### Task brief:
Omit all images, then return the remaining material exactly as it stands.

### Available data:
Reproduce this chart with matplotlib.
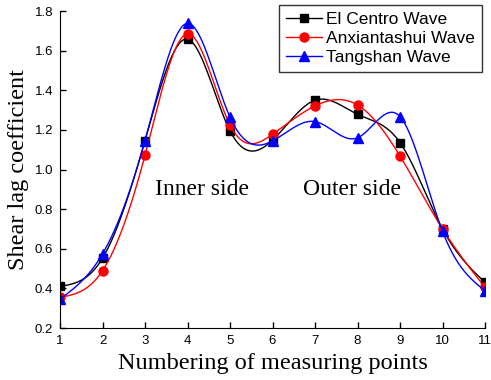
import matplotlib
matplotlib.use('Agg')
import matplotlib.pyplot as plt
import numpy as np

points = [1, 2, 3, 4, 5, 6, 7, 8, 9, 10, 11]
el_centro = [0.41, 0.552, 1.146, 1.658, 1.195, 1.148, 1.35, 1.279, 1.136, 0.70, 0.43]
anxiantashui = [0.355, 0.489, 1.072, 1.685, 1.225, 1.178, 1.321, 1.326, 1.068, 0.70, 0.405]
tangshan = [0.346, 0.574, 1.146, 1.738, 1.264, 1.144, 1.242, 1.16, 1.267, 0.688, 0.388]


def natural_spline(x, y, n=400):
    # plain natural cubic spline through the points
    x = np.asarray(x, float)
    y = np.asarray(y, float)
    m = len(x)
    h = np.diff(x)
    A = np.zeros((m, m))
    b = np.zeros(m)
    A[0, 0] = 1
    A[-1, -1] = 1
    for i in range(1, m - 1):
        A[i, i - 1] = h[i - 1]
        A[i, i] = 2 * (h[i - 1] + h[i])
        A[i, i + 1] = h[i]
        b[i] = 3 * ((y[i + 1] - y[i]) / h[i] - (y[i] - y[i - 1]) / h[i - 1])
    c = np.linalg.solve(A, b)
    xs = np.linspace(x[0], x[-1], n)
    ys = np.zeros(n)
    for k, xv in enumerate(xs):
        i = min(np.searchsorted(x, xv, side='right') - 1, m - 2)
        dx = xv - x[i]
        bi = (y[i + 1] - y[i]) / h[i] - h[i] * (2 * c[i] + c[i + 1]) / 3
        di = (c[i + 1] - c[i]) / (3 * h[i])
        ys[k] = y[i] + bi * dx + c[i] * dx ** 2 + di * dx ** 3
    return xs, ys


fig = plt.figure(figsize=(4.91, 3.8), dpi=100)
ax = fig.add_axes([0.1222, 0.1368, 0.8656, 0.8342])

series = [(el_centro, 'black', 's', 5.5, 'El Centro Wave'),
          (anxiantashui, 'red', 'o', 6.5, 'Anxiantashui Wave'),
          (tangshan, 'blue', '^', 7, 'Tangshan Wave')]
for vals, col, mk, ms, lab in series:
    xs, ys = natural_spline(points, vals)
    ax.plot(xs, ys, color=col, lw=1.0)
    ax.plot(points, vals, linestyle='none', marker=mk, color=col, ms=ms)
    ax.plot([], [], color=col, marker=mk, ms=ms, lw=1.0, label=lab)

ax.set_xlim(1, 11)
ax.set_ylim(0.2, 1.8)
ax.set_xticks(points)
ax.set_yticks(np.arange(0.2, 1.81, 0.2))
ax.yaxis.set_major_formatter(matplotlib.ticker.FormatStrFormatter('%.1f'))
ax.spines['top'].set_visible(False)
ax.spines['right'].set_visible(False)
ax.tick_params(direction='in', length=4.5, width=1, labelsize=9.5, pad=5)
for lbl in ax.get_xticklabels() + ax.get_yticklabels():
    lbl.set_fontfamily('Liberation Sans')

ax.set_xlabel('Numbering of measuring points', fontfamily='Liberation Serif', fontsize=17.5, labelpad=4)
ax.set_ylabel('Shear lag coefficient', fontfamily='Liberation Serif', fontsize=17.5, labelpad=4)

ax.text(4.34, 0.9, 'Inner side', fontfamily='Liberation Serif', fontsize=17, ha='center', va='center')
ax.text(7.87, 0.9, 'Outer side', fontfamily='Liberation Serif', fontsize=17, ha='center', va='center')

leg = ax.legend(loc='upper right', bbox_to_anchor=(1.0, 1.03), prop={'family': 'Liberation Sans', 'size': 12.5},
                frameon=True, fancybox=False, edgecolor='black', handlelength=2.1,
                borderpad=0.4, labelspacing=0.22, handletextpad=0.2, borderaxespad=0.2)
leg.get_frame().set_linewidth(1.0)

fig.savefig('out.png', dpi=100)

### Full solution:
Reproduce this chart with matplotlib.
import matplotlib
matplotlib.use('Agg')
import matplotlib.pyplot as plt
import numpy as np

points = [1, 2, 3, 4, 5, 6, 7, 8, 9, 10, 11]
el_centro = [0.41, 0.552, 1.146, 1.658, 1.195, 1.148, 1.35, 1.279, 1.136, 0.70, 0.43]
anxiantashui = [0.355, 0.489, 1.072, 1.685, 1.225, 1.178, 1.321, 1.326, 1.068, 0.70, 0.405]
tangshan = [0.346, 0.574, 1.146, 1.738, 1.264, 1.144, 1.242, 1.16, 1.267, 0.688, 0.388]


def natural_spline(x, y, n=400):
    # plain natural cubic spline through the points
    x = np.asarray(x, float)
    y = np.asarray(y, float)
    m = len(x)
    h = np.diff(x)
    A = np.zeros((m, m))
    b = np.zeros(m)
    A[0, 0] = 1
    A[-1, -1] = 1
    for i in range(1, m - 1):
        A[i, i - 1] = h[i - 1]
        A[i, i] = 2 * (h[i - 1] + h[i])
        A[i, i + 1] = h[i]
        b[i] = 3 * ((y[i + 1] - y[i]) / h[i] - (y[i] - y[i - 1]) / h[i - 1])
    c = np.linalg.solve(A, b)
    xs = np.linspace(x[0], x[-1], n)
    ys = np.zeros(n)
    for k, xv in enumerate(xs):
        i = min(np.searchsorted(x, xv, side='right') - 1, m - 2)
        dx = xv - x[i]
        bi = (y[i + 1] - y[i]) / h[i] - h[i] * (2 * c[i] + c[i + 1]) / 3
        di = (c[i + 1] - c[i]) / (3 * h[i])
        ys[k] = y[i] + bi * dx + c[i] * dx ** 2 + di * dx ** 3
    return xs, ys


fig = plt.figure(figsize=(4.91, 3.8), dpi=100)
ax = fig.add_axes([0.1222, 0.1368, 0.8656, 0.8342])

series = [(el_centro, 'black', 's', 5.5, 'El Centro Wave'),
          (anxiantashui, 'red', 'o', 6.5, 'Anxiantashui Wave'),
          (tangshan, 'blue', '^', 7, 'Tangshan Wave')]
for vals, col, mk, ms, lab in series:
    xs, ys = natural_spline(points, vals)
    ax.plot(xs, ys, color=col, lw=1.0)
    ax.plot(points, vals, linestyle='none', marker=mk, color=col, ms=ms)
    ax.plot([], [], color=col, marker=mk, ms=ms, lw=1.0, label=lab)

ax.set_xlim(1, 11)
ax.set_ylim(0.2, 1.8)
ax.set_xticks(points)
ax.set_yticks(np.arange(0.2, 1.81, 0.2))
ax.yaxis.set_major_formatter(matplotlib.ticker.FormatStrFormatter('%.1f'))
ax.spines['top'].set_visible(False)
ax.spines['right'].set_visible(False)
ax.tick_params(direction='in', length=4.5, width=1, labelsize=9.5, pad=5)
for lbl in ax.get_xticklabels() + ax.get_yticklabels():
    lbl.set_fontfamily('Liberation Sans')

ax.set_xlabel('Numbering of measuring points', fontfamily='Liberation Serif', fontsize=17.5, labelpad=4)
ax.set_ylabel('Shear lag coefficient', fontfamily='Liberation Serif', fontsize=17.5, labelpad=4)

ax.text(4.34, 0.9, 'Inner side', fontfamily='Liberation Serif', fontsize=17, ha='center', va='center')
ax.text(7.87, 0.9, 'Outer side', fontfamily='Liberation Serif', fontsize=17, ha='center', va='center')

leg = ax.legend(loc='upper right', bbox_to_anchor=(1.0, 1.03), prop={'family': 'Liberation Sans', 'size': 12.5},
                frameon=True, fancybox=False, edgecolor='black', handlelength=2.1,
                borderpad=0.4, labelspacing=0.22, handletextpad=0.2, borderaxespad=0.2)
leg.get_frame().set_linewidth(1.0)

fig.savefig('out.png', dpi=100)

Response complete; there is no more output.